His first surgical operation was completed around February, 1936. The technology for female-to-male surgeries was limited; the first phalloplasty wasn’t performed until that fall, in Russia. Koubek never described his procedure except to say that it “did not hurt me at all.” After the second operation, a nurse led him to the men’s ward, where he found a hospital bed labelled with his new, masculinized first and last names. Sun poured in through a bedside window. He watched blackbirds flitting around in a garden outside. Later, he told the press that he planned to re-start his athletic training—this time, to compete against men.
Koubek was not the first person to publicly transition gender, but he was one of the most high-profile. That fall, the long-serving editor of the Journal of the American Medical Association, Morris Fishbein, wrote a widely distributed op-ed positioning Koubek as part of a long history. “No doubt in various places in the United States today there are little girls growing up who will eventually turn out to be predominantly male and who will need the type of diagnosis and surgery that has been mentioned,” he wrote. “What they need most at this time is proper understanding by their parents, by their doctors and by the community in general.” The popular science magazine Sexology reported on Koubek, and letters poured in from people who might today call themselves trans or intersex. One letter writer, who was perceived by the world as a man, asked, “Could I live the balance of my life as a woman, as I have desired to be all my life? It seems to me that it would repay me for the years of suffering I have already put in.”

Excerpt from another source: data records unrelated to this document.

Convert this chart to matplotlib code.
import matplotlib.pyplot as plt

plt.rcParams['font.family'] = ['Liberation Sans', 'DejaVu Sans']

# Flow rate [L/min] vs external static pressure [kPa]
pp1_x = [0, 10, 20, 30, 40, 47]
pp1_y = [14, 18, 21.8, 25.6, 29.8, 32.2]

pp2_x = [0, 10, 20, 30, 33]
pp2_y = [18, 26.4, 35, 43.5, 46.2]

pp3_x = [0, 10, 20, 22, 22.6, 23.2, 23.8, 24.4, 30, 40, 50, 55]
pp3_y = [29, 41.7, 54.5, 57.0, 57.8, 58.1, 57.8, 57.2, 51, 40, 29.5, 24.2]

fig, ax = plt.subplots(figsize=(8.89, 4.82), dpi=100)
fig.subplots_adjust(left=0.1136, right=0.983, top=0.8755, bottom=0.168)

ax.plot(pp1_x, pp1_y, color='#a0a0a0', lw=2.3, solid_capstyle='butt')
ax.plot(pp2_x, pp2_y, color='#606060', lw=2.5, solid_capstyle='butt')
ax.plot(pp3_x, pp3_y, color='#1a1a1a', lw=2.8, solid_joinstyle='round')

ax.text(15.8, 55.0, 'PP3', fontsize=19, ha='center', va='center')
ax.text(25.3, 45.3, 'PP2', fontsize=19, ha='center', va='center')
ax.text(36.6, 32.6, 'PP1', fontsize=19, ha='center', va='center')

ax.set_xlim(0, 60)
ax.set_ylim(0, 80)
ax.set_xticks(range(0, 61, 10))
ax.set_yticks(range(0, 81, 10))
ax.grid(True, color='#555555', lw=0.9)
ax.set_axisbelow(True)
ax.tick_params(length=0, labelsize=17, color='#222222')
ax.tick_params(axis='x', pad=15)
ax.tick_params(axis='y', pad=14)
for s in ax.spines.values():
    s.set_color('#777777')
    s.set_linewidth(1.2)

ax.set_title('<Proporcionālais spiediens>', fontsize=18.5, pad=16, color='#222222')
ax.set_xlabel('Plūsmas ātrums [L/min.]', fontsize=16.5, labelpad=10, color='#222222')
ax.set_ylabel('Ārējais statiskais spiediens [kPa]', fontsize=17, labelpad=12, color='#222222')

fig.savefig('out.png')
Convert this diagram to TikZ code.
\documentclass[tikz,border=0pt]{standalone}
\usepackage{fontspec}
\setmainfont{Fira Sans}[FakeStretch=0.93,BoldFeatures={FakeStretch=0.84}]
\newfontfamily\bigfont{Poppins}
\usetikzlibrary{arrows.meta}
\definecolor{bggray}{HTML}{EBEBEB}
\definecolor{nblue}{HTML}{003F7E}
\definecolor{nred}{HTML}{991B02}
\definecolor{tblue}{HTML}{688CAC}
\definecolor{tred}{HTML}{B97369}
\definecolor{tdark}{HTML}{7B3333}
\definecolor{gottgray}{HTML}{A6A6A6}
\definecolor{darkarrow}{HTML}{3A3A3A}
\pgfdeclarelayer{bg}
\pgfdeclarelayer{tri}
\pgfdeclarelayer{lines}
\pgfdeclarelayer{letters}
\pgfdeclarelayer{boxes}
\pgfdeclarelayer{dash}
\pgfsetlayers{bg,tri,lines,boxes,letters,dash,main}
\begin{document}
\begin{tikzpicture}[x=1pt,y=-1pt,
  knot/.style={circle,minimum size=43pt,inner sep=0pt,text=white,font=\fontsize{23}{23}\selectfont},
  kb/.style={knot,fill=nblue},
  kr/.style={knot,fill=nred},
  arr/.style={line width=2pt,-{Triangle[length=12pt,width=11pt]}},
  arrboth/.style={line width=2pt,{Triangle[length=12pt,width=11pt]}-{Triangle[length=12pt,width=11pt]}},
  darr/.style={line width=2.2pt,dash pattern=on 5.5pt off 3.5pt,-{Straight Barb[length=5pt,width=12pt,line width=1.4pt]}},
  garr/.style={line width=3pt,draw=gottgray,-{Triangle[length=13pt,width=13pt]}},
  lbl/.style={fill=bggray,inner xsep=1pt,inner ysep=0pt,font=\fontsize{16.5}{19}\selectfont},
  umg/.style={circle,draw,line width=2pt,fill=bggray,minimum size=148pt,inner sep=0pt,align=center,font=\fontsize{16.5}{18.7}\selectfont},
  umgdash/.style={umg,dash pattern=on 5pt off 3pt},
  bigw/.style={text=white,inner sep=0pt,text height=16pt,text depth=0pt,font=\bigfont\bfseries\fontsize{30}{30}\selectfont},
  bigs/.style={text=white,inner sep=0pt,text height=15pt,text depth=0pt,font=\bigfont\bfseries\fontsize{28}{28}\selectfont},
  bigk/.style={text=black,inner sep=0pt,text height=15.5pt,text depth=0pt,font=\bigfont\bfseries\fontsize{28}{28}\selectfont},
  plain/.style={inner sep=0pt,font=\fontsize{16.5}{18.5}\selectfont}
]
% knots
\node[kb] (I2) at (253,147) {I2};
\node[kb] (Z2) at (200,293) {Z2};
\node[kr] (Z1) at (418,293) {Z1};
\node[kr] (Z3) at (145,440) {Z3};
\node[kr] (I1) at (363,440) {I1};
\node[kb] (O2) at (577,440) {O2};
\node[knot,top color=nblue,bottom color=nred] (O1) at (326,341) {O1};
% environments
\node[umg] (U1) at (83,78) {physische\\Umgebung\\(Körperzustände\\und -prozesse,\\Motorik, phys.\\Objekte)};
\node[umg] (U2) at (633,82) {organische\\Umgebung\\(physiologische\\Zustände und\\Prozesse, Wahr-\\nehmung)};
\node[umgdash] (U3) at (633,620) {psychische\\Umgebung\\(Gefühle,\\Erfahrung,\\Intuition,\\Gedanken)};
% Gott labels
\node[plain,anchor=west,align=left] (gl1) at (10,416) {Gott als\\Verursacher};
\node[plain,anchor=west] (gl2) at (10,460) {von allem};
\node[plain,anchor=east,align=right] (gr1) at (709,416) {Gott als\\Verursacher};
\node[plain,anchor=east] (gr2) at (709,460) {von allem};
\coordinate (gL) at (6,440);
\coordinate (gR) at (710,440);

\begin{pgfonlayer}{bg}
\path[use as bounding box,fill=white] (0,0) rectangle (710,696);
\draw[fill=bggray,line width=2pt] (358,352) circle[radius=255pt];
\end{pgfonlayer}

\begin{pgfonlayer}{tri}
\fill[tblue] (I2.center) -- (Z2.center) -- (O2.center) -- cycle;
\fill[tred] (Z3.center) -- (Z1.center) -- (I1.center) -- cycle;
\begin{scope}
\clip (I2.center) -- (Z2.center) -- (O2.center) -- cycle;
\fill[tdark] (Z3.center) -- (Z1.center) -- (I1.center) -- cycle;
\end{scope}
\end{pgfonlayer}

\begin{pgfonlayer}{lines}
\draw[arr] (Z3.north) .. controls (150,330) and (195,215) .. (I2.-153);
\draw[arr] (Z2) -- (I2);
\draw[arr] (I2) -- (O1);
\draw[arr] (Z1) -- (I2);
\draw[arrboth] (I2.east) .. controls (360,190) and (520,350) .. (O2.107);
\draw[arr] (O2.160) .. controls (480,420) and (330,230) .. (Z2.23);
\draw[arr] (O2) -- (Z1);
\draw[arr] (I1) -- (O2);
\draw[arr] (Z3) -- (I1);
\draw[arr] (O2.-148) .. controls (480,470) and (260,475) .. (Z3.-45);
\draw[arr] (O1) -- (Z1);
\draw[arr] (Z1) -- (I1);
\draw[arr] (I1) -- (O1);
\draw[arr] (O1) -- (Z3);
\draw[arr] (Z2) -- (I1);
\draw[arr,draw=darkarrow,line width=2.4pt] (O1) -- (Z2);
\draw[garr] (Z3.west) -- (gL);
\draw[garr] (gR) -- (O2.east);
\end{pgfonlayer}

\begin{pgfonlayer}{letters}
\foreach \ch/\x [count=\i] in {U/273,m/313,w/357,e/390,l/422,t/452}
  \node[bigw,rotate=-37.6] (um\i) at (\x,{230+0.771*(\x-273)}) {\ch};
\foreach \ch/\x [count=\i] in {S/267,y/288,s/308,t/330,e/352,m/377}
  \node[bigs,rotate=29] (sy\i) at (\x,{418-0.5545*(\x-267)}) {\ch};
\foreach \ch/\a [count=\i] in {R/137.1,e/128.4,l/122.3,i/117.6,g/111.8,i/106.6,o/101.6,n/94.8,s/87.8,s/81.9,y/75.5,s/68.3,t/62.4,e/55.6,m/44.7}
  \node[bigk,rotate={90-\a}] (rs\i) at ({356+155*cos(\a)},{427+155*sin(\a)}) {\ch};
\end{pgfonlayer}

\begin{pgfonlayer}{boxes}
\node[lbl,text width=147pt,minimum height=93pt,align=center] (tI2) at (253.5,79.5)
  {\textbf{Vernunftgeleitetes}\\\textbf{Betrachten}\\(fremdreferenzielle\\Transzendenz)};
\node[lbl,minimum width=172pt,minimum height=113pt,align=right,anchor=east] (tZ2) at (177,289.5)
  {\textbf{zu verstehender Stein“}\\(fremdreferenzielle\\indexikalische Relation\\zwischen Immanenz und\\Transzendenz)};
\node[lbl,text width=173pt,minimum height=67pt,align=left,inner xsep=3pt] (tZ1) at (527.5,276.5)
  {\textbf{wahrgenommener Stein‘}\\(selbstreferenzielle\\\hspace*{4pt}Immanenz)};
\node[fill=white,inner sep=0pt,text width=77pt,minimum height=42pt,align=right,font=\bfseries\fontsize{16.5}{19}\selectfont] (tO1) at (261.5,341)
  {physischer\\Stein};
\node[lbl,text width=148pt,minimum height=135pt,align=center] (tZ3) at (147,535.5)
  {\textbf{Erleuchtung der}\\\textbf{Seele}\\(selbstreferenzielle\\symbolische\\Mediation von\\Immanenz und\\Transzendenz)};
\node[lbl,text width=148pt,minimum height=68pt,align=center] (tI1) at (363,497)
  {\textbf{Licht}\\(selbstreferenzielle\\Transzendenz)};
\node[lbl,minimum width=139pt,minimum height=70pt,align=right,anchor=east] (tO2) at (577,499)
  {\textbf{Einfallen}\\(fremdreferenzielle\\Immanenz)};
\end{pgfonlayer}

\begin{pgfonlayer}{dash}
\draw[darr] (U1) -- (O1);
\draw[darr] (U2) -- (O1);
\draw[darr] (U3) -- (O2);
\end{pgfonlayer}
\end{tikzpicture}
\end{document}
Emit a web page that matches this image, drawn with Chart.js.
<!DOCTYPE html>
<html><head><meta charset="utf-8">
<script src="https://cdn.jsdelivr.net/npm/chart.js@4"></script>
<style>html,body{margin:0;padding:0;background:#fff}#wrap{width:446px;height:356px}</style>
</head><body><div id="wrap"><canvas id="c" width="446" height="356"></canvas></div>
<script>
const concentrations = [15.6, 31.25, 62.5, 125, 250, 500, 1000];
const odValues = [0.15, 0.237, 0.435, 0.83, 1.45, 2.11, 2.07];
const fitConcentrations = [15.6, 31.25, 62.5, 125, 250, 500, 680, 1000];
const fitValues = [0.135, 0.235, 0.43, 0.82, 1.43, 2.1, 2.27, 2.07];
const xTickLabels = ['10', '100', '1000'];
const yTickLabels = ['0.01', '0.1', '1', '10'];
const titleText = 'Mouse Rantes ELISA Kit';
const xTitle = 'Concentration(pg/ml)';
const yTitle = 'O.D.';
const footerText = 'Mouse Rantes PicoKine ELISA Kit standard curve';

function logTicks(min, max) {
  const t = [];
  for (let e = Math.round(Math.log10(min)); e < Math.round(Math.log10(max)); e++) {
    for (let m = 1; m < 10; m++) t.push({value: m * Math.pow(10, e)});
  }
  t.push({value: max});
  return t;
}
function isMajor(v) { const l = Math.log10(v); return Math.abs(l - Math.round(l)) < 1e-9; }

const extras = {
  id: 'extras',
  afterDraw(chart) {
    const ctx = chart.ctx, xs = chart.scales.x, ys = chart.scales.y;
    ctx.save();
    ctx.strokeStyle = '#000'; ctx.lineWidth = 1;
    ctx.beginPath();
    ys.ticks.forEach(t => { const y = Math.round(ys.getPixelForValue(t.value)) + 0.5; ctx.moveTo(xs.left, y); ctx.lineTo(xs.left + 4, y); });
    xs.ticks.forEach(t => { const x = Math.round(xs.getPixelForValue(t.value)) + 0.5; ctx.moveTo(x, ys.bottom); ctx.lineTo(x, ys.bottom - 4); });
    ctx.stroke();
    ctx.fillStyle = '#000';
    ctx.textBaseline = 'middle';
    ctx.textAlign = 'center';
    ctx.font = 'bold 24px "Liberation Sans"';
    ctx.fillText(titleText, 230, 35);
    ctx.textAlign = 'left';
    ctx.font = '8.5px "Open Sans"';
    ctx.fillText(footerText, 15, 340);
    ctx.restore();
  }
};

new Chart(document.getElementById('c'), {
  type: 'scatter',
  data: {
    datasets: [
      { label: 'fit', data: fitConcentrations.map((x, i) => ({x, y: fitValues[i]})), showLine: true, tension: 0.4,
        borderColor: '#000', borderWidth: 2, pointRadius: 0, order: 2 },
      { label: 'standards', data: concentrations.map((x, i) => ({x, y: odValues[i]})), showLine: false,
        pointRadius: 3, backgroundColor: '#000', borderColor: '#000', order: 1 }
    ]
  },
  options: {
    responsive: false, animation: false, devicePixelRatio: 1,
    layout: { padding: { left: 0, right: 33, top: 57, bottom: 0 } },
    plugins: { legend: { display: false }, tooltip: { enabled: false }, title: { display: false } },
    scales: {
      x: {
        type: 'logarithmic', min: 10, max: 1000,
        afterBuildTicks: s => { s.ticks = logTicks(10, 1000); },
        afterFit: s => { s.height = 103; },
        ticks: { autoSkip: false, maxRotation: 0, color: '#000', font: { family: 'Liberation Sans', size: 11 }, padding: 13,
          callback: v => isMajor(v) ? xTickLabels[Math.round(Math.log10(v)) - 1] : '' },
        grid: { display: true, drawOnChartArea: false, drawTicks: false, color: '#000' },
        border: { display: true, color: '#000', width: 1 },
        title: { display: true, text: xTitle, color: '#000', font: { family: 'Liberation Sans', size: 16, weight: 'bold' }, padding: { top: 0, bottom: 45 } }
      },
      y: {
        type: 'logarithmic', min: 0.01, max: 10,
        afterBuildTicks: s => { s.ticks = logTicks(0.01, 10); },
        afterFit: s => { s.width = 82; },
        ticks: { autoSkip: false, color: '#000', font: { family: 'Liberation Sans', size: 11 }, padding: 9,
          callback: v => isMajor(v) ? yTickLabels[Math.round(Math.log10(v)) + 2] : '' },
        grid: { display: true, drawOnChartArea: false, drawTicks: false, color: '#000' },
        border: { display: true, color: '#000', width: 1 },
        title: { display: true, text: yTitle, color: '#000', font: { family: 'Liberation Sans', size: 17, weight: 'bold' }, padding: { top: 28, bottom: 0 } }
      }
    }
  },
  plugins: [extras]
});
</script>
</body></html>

Wilhelm Knoll had a different response. He was the head of the International Federation of Sports Medicine, an influential group of sports doctors which advised the I.O.C. and the International Amateur Athletic Federation (I.A.A.F.), the organization that governed the international rules of track and field. He was also a member of the Nazi Party who gave lectures at the University of Hamburg dressed in a Brown Shirt uniform, with a swastika pinned to his shirt. His allegiance to Nazism and his views about competition went hand in hand: Knoll wrote of his desire to remove “unsuitable elements” from sports, a term that seemed to refer not only to Jewish people but also to racial and gender minorities. Knoll read the early news accounts of Koubek’s impending transition, and he was disgusted that the press largely championed the Czech athlete.